Furthermore, the syntax is similarly baffling, Euclid can actually be parsed, but not so the Duchess. Her moral contains three long phrases, each coherent on its own but with overlapping connections that make the whole thing incoherent:

*Never imagine yourself not to be otherwise than what it might appearto others …*

*it might appear to others that what you were or might have been was not otherwise than what you had been …*

*what you had been would have appeared to them to be otherwise.*

However, note that Prop. 6 does contain a “garden path” , as described by Stephen Pinker in THE LANGUAGE INSTINCT.

This is the phrase, “*the rectangle contained by the whole with the added straight line …*” which one is inclined to take as a complete description of a rectangle. However, the following phrase, *“… and the added straight line together with the square on the half … “* is rendered nonsensical if one goes down this path, because a line cannot be taken together with a square. Of course, (ahem) the phrase, “with the added straight line” refers to the base of the rectangle while, “and the added straight line” specifies the height.

To me, it all adds up, especially considering the preamble. “Be what you would seem to be” would stand for the algebraic expression:

**(a+b) ^{2} = a^{2} + 2 a b + b^{2} … OR … a ( a + 2 b ) + b^{2}**

… as per the theorem. ( Note the “bee” and “two bee” in the moral. )

Also, “If you’d like to put it more simply”, alludes to the historically primitive character of geometry vis a vis algebra, which is somewhat more abstract. So Euclid’s book II may be construed as simpler than modern algebraic notation, being put in more primitive, or “simpler” terms.

Well, Heath was 40 years after ALICE, but I think that the english version of basic Euclid was probably already a matter of tradition by this point, although I really couldn’t say, of course.

**NOTE ADDED IN PUBLICATION**

All the above I’ve been carrying around for some years, but in anticipation of writing this up, I was spurred to check the original greek of Proposition 6:

… so feast your eyes! heh heh. Well, I spent some time on it but I don’t want to belabor the issue. You can note “tetragono” ( square ) and “gramme” ( line ) and “orthogonion” (!) orthogonal.

The thing I want to say about it is that the “garden path” does not exist in the greek, and the syntax seems to be a little more technical. “apo” means the base of a square, so it announces the specification of such, which is terminated by “tetragono” so that’s it, with no ambiguity.

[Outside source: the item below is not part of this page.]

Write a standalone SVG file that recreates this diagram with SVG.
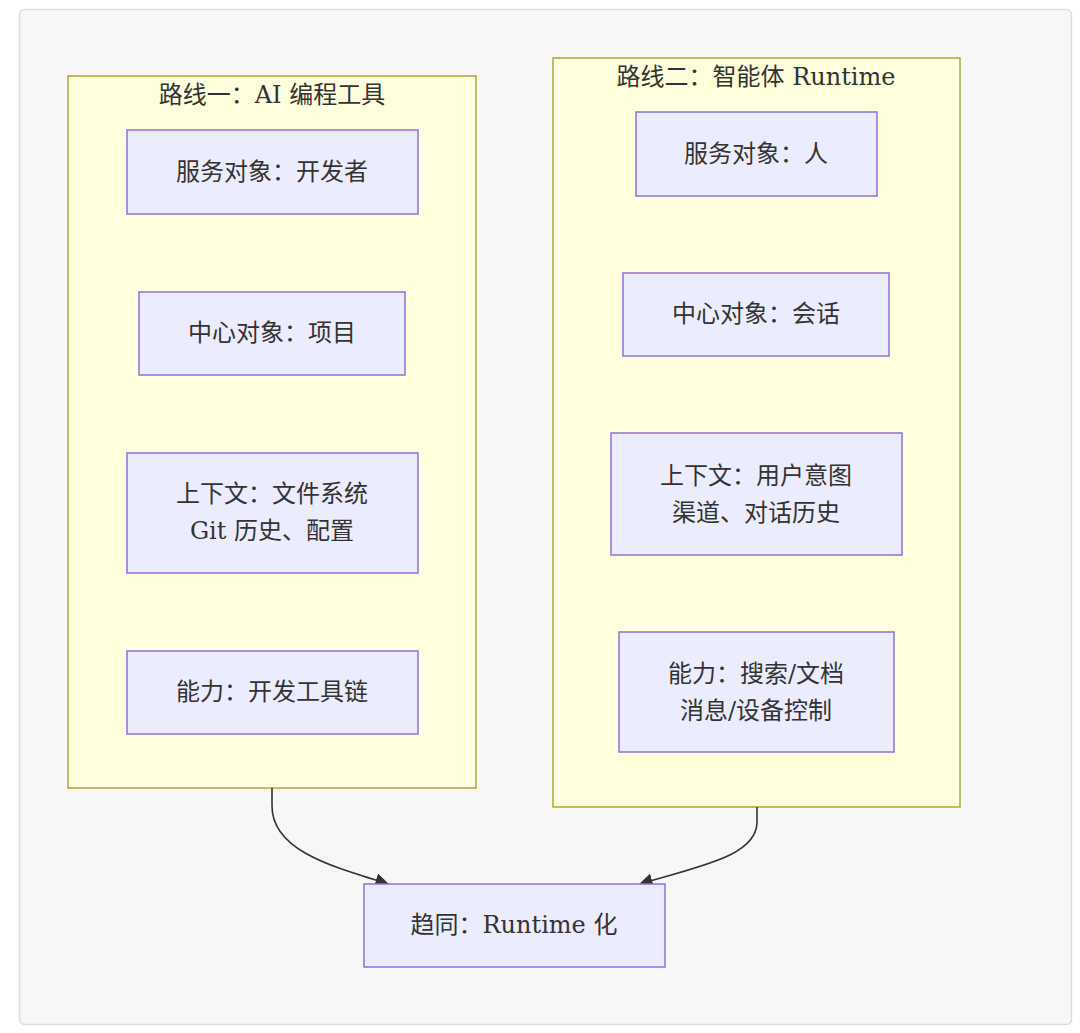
<svg xmlns="http://www.w3.org/2000/svg" width="1080" height="1033" viewBox="0 0 1080 1033">
<defs>
<style>
.frame{fill:#f7f7f7;stroke:#dddddd;stroke-width:1.5}
.cluster{fill:#ffffde;stroke:#aaaa33;stroke-width:1.5}
.node{fill:#ececff;stroke:#9370db;stroke-width:1.5}
.t{font-family:"DejaVu Serif","Noto Sans CJK SC",serif;font-size:24px;fill:#333333;text-anchor:middle;dominant-baseline:central}
.edge{fill:none;stroke:#333333;stroke-width:1.6}
</style>
<marker id="arrow" viewBox="0 0 10 10" refX="9" refY="5" markerUnits="userSpaceOnUse" markerWidth="14" markerHeight="14" orient="auto">
<path d="M0,0 L10,5 L0,10 z" fill="#333333"/>
</marker>
</defs>
<rect width="1080" height="1033" fill="#ffffff"/>
<rect class="frame" x="19.5" y="9.5" width="1052" height="1015" rx="5"/>

<g id="cluster1">
<rect class="cluster" x="68" y="76" width="408" height="712"/>
<text class="t" x="272" y="95">路线一：AI 编程工具</text>
</g>
<g id="cluster2">
<rect class="cluster" x="553" y="58" width="407" height="749"/>
<text class="t" x="756" y="77">路线二：智能体 Runtime</text>
</g>

<g id="edges">
<path class="edge" d="M272,788 L272,806 C272,850 330,866 388,884" marker-end="url(#arrow)"/>
<path class="edge" d="M757,807 L757,822 C757,856 700,866 640,884" marker-end="url(#arrow)"/>
</g>

<g id="n1">
<rect class="node" x="127" y="130" width="291" height="84"/>
<text class="t" x="272" y="172">服务对象：开发者</text>
</g>
<g id="n2">
<rect class="node" x="139" y="292" width="266" height="83"/>
<text class="t" x="272" y="333">中心对象：项目</text>
</g>
<g id="n3">
<rect class="node" x="127" y="453" width="291" height="120"/>
<text class="t" x="272" y="494">上下文：文件系统</text>
<text class="t" x="272" y="531">Git 历史、配置</text>
</g>
<g id="n4">
<rect class="node" x="127" y="651" width="291" height="83"/>
<text class="t" x="272" y="692">能力：开发工具链</text>
</g>

<g id="m1">
<rect class="node" x="636" y="112" width="241" height="84"/>
<text class="t" x="756" y="154">服务对象：人</text>
</g>
<g id="m2">
<rect class="node" x="623" y="273" width="266" height="83"/>
<text class="t" x="756" y="314">中心对象：会话</text>
</g>
<g id="m3">
<rect class="node" x="611" y="433" width="291" height="122"/>
<text class="t" x="756" y="476">上下文：用户意图</text>
<text class="t" x="756" y="513">渠道、对话历史</text>
</g>
<g id="m4">
<rect class="node" x="619" y="632" width="275" height="120"/>
<text class="t" x="756" y="674">能力：搜索/文档</text>
<text class="t" x="756" y="711">消息/设备控制</text>
</g>

<g id="final">
<rect class="node" x="364" y="884" width="301" height="83"/>
<text class="t" x="514" y="925">趋同：Runtime 化</text>
</g>
</svg>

The “garden path” clause specifies the base and height of a rectangle delineated by TO [ base spec. ] KAI [ height spec. ]

The base spec. is “upo tes holos syn te proskeimene” ( base of the whole with the extension ) and the height spec is “proskeimenes periexomenon orthogonion” ( encompassing orthogonal extension ? ) then comes “meta” = “together with” … ( the square on the half ) so there seems to be a more elaborate system of “terms of art” in play.